Now Jorge Prieto knew better. The truth had come to him instantly in the form of two men leaping from a slow-moving van, clubbing him, shackling him, dragging him into their metal lair.
Kurupi, yes—but with the faces of men.
He pushed into a sitting position, his legs dangling through the fork, his back hard against the massive tree trunk.
As much as he wanted to provide again for his family, he wanted more to tell them that he had not simply left them. What had his disappearance done to their hearts? It was a twisting knife in his own chest to ponder the question.
So he had watched for a chance to escape. This morning, it had come.

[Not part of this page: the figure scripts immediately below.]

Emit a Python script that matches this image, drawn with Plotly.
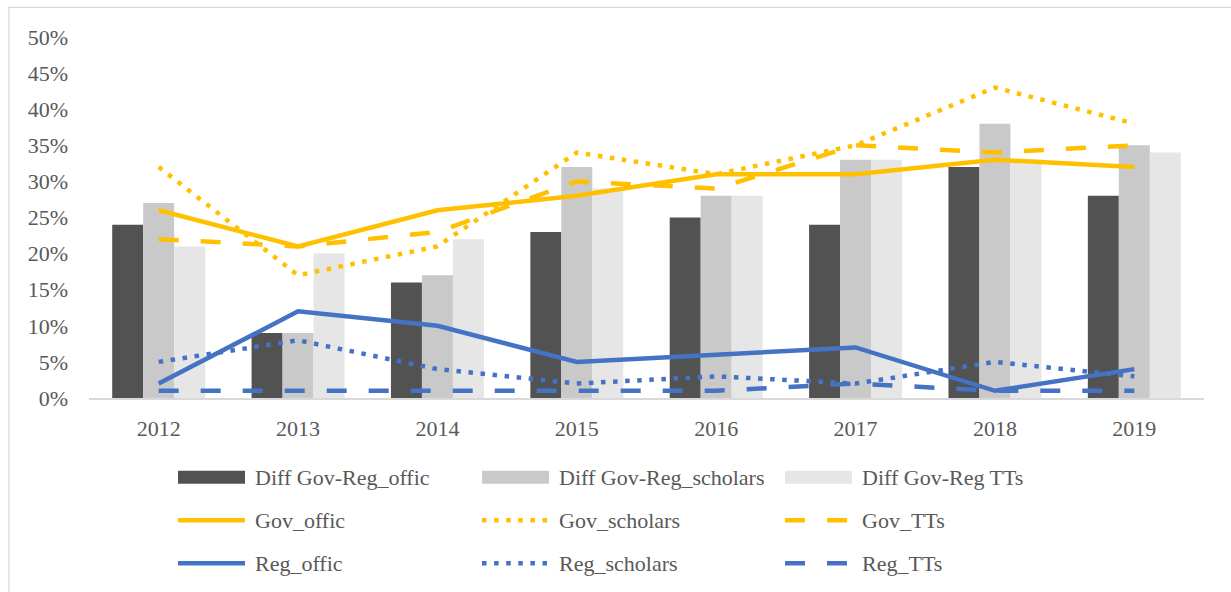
import plotly.graph_objects as go

years = ["2012", "2013", "2014", "2015", "2016", "2017", "2018", "2019"]

diff_offic = [24, 9, 16, 23, 25, 24, 32, 28]
diff_scholars = [27, 9, 17, 32, 28, 33, 38, 35]
diff_tts = [21, 20, 22, 29, 28, 33, 33, 34]

gov_offic = [26, 21, 26, 28, 31, 31, 33, 32]
gov_scholars = [32, 17, 21, 34, 31, 35, 43, 38]
gov_tts = [22, 21, 23, 30, 29, 35, 34, 35]

reg_offic = [2, 12, 10, 5, 6, 7, 1, 4]
reg_scholars = [5, 8, 4, 2, 3, 2, 5, 3]
reg_tts = [1, 1, 1, 1, 1, 2, 1, 1]

DARK, MID, LIGHT = "#525252", "#C9C9C9", "#E6E6E6"
GOLD, BLUE = "#FFC000", "#4472C4"
TXT = "#595959"
FONT = "Liberation Serif"
LW = 4.5
DOT = "4.5px,7.6px"
LDASH = "20px,22px"

bar_series = [
    ("Diff Gov-Reg_offic", diff_offic, DARK),
    ("Diff Gov-Reg_scholars", diff_scholars, MID),
    ("Diff Gov-Reg TTs", diff_tts, LIGHT),
]
line_series = [
    ("Gov_offic", gov_offic, GOLD, "solid"),
    ("Gov_scholars", gov_scholars, GOLD, DOT),
    ("Gov_TTs", gov_tts, GOLD, LDASH),
    ("Reg_offic", reg_offic, BLUE, "solid"),
    ("Reg_scholars", reg_scholars, BLUE, DOT),
    ("Reg_TTs", reg_tts, BLUE, LDASH),
]

fig = go.Figure()
for name, vals, col in bar_series:
    fig.add_trace(go.Bar(x=years, y=vals, name=name, marker=dict(color=col, line=dict(width=0)),
                         showlegend=False))
for name, vals, col, dash in line_series:
    fig.add_trace(go.Scatter(x=years, y=vals, name=name, mode="lines",
                             line=dict(color=col, width=LW, dash=dash), showlegend=False))

# layout geometry (pixels)
W, H = 1231, 592
L, R, T, B = 89, 27, 36.7, 194.3
PW, PH = W - L - R, H - T - B

def px(xp):
    return (xp - L) / PW

def py(yp):
    return (H - B - yp) / PH

shapes = []
annotations = []
# outer chart border
shapes.append(dict(type="rect", xref="paper", yref="paper",
                   x0=px(9), x1=px(1240), y0=py(600), y1=py(7),
                   line=dict(color="#D9D9D9", width=1.3), fillcolor="rgba(0,0,0,0)", layer="below"))

# manual legend (3 columns x 3 rows)
col_sym = [178, 482, 785]
sym_w = 67
row_y = [477, 520, 563]
items = [(n, ("bar", c, None)) for n, _, c in bar_series] + \
        [(n, ("line", c, d)) for n, _, c, d in line_series]
for i, (name, (kind, col, dash)) in enumerate(items):
    r, c = divmod(i, 3)
    x0 = col_sym[c]
    yc = row_y[r]
    if kind == "bar":
        shapes.append(dict(type="rect", xref="paper", yref="paper",
                           x0=px(x0), x1=px(x0 + sym_w), y0=py(yc + 6.5), y1=py(yc - 6.5),
                           fillcolor=col, line=dict(width=0)))
    else:
        shapes.append(dict(type="line", xref="paper", yref="paper",
                           x0=px(x0), x1=px(x0 + sym_w), y0=py(yc), y1=py(yc),
                           line=dict(color=col, width=LW, dash=dash)))
    annotations.append(dict(text=name, xref="paper", yref="paper", x=px(x0 + sym_w + 8), y=py(yc),
                            xanchor="left", yanchor="middle", showarrow=False,
                            font=dict(family=FONT, size=22, color=TXT)))

fig.update_layout(
    width=W, height=H,
    margin=dict(l=L, r=R, t=T, b=B, autoexpand=False),
    paper_bgcolor="white", plot_bgcolor="white",
    barmode="group", bargap=0.333, bargroupgap=0,
    font=dict(family=FONT, size=22, color=TXT),
    showlegend=False,
    shapes=shapes, annotations=annotations,
    xaxis=dict(type="category", showgrid=False, zeroline=False, showline=True,
               linecolor="#D9D9D9", linewidth=1.5, ticks="", ticklabelstandoff=10,
               tickfont=dict(family=FONT, size=22, color=TXT), fixedrange=True),
    yaxis=dict(range=[0, 50], dtick=5, tick0=0, ticksuffix="%", showgrid=False, zeroline=False,
               showline=False, ticks="", ticklabelstandoff=20,
               tickfont=dict(family=FONT, size=22, color=TXT), fixedrange=True),
)

fig.write_html("out.html", config={"displayModeBar": False})
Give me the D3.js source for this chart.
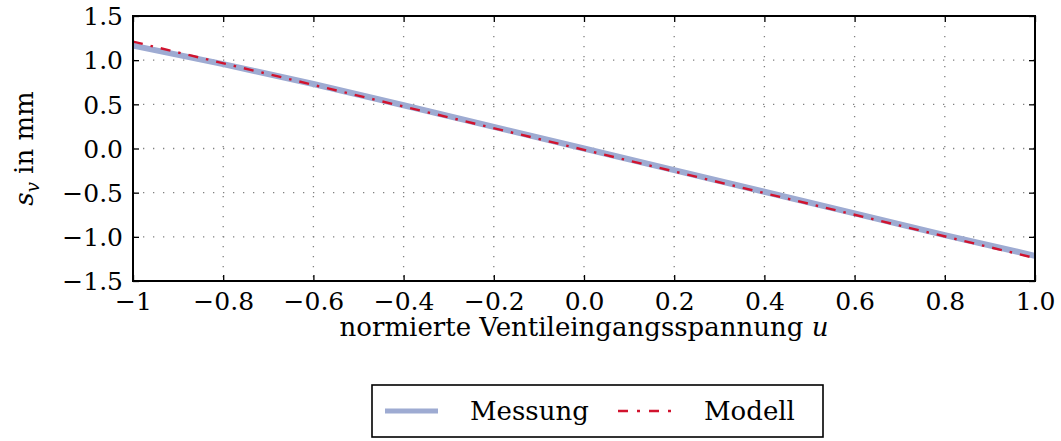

Movement in his peripheral vision.
A guard emerged from the darkness, stepping silently over the muscular roots of a mahogany tree. The man, clad in shades of green, carried an assault rifle, panning its barrel as his eyes scanned the forest before him. He did not look up. When he was directly underneath, Jorge Prieto leaped through th
e fork, aiming his legs on each side of the soldier’s head. They crashed down together, the other man cushioning Prieto’s fall. Still, Prieto rolled away in agony, every organ blazing with its own unique pain. He vomited, crimson streaked with oily black swirls. Dark mist moved through his brain, stripping away rational thought. But he knew he had to get away, as an animal knows when to hide, when to run, when to strike.
He pulled the weapon out from under the collapsed soldier, staggered away. Unsure of what made him look back, he did—in time to see the soldier on his knees, pulling a pistol from a holster at his hip. Prieto swung the automatic rifle around and squeezed the trigger.
The sound shattered the calm jungle. Birds of all sizes and colors burst through the leafy canopy, adding their own panicked squawking to the rustling of the countless plants they disturbed. Soldiers instantly hunched lower, pivoting in the direction of the machine-gun fire. Gregor von Papen, nearly invisible among the mottled greens and tans of the forest in his camo, considered drawing his sidearm, decided not to, and marched into the barrage’s dying echo.
Gregor thought of this as his descabellar, the final kill offered a retiring matador. He wasn’t retiring, of course; he would die commanding security forces. But Litt had proclaimed an end to his need for test subjects.
“We’ve arrived,” he’d said. “Target practice is over. Let’s get on with the war.” He wanted all the prisoners gone immediately. “Managing them will put a strain on our resources during this critical time,” he’d said.
So this morning, while loading the prisoners into a truck for
transportation into the jungle, where the others were buried, Gregor had arranged an opportunity for one of them to “escape.”